Hey guys, I'm breeding platys, and I am wondering if I could take a large aquarium fish net with a net fine enough so the fry don't swim out, cut all the handle off, then wrap the edge of the net with hollow tubing to make it float, do you think that would work? It would be a floating breeding net in the water basically.


----------



## ron v

Sure. I don't see why that wouldn't work. Good idea actually.


----------



## Albino_101

Thank you ron, I'm still open to other ideas guys. (I'm just way too lazy to go buy a breeding box)


----------



## bmlbytes

For the tubing, you could just plug the ends of some airline tubing with glue or pencil erasers. Then do like you said with cutting the handle off. Replace the handle with the tube. I wouldn't leave any of the metal in it. Just take it out and put the tube in its place (probably what you were thinking huh?)

What about the other way around. Is there any type of netting I can use to keep the fish away, but have the eggs fall through the net?
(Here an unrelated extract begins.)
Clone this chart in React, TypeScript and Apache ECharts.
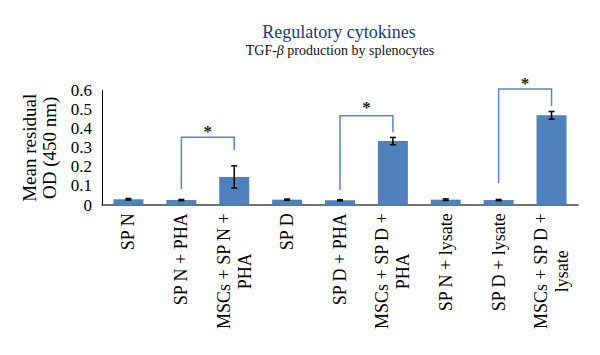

I want to breed my red GloFish (who I am fairly certain is female) with one of the zebra danios (I know for a fact at least one is male).


----------



## Albino_101

I was also thinking just temporarily dividing the tank 2/3 on one side for the platys and the other 1/3 for the fry with a net stretched over a frame covering the height and depth of the tank.(depth as in front wall to back wall)


----------



## Sea-Agg2009

That's a good idea, the circulation would be really good, and it should be easy to manage. 

I use a disposable plastic bowl (the flimsy kind made by ziploc). I poked a bunch of holes in it with a push-pin. It is kept afloat by two fishing bobbers tied together with fishing line.


----------



## elvis332

good idea!


----------